The smart winner would not agree to doubling up.
Casinos don't let you perpetually double up, because eventually you will win and even things up, negating all the previous wins for the house. Then you play till you're ahead and then quit on them.
In pool, it also screams hustle. Sometimes it can just be the desperate last efforts of a loser to make up ground or get out of the hole, or it could be a trap. So many variables. If the sets were real close, then the double up is just the loser trying to catch up. If the sets were beat downs and lopsided....then that is suspicious because why would the loser feel so bold and confident to ask for double? Either way, a masterful hustler can keep sets close and dump.
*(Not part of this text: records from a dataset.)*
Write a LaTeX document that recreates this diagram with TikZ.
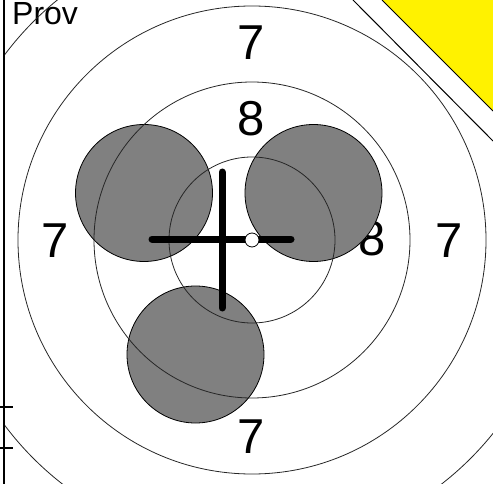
\documentclass[tikz,border=0pt]{standalone}
\usepackage{fontspec}
\setmainfont{Liberation Sans}
\tikzset{
  ring/.style={draw=black!85, line width=0.8pt},
  disc/.style={circle, draw=black, line width=0.8pt, fill=black!50, minimum size=137pt, inner sep=0pt},
  num/.style={anchor=base, inner sep=0pt, font=\fontsize{49}{49}\selectfont},
  bar/.style={line width=7pt, line cap=round},
}
\begin{document}
\begin{tikzpicture}[x=1pt, y=-1pt]
\useasboundingbox (0,0) rectangle (493,484);
\coordinate (O) at (252,240);
% labels
\node[anchor=base west, inner sep=0pt, font=\fontsize{32}{32}\selectfont] (prov) at (12,25) {Prov};
\node[num] (t7) at (251.5,60) {7};
\node[num] (t8) at (251.5,136) {8};
\node[num] (l7) at (55.5,257) {7};
\node[num] (r8) at (372.5,255.5) {8};
\node[num] (r7) at (449,257) {7};
\node[num] (b7) at (251.5,453) {7};
% discs
\node[disc] (d1) at (144,193) {};
\node[disc] (d2) at (313.5,193) {};
\node[disc] (d3) at (195.5,354.5) {};
% rings
\begin{scope}
\clip (5,0) rectangle (493,484);
\draw[ring] (O) circle [radius=83pt];
\draw[ring] (O) circle [radius=158pt];
\draw[ring] (O) circle [radius=234pt];
\draw[ring] (O) circle [radius=309pt];
\end{scope}
% cross
\coordinate (cl) at (152,239);
\coordinate (cr) at (291,239);
\coordinate (ct) at (222,172);
\coordinate (cb) at (222,308);
\draw[bar] (cl) -- (cr);
\draw[bar] (ct) -- (cb);
\node[circle, draw=black, fill=white, line width=0.8pt, minimum size=14pt, inner sep=0pt] (dot) at (O) {};
% corner band
\coordinate (y1) at (382,0);
\coordinate (y2) at (493,0);
\coordinate (y3) at (493,111);
\coordinate (s1) at (353,0);
\coordinate (s2) at (493,141);
\fill[yellow] (y1) -- (y2) -- (y3) -- cycle;
\draw[line width=1pt] (y1) -- (y3);
\draw[line width=1pt] (s1) -- (s2);
% left border
\coordinate (v1) at (4,0);
\coordinate (v2) at (4,484);
\draw[line width=1.8pt] (v1) -- (v2);
\coordinate (k1) at (0,407);
\coordinate (k2) at (13,407);
\coordinate (k3) at (0,448);
\coordinate (k4) at (13,448);
\draw[line width=1.3pt] (k1) -- (k2);
\draw[line width=1.3pt] (k3) -- (k4);
\end{tikzpicture}
\end{document}
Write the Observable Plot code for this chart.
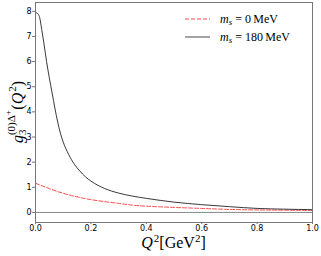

So that isn't even a valid way to look at it.
In this thread, the loser quit which is proper protocol. The winner did not quit on him, even though that is still the winner's right (although it is dishonorable and nitty to do that). The loser quit because of the refusal to double the bet. The winner did nothing wrong, nitty or crappy by refusing a double against someone he's ahead on. If he was willing to continue at the same bet, he's doing the right thing.
What does this say about the loser's motivation? Hard to tell. If he's a hustler he may not want to waste his time winning back the sets at the same bet. Because that will surely alarm the early winner and he'll just quit once even.
Lot of speculating, have to be there in person to see the caliber of player, see what is happening.
I see no issue with anything that happened.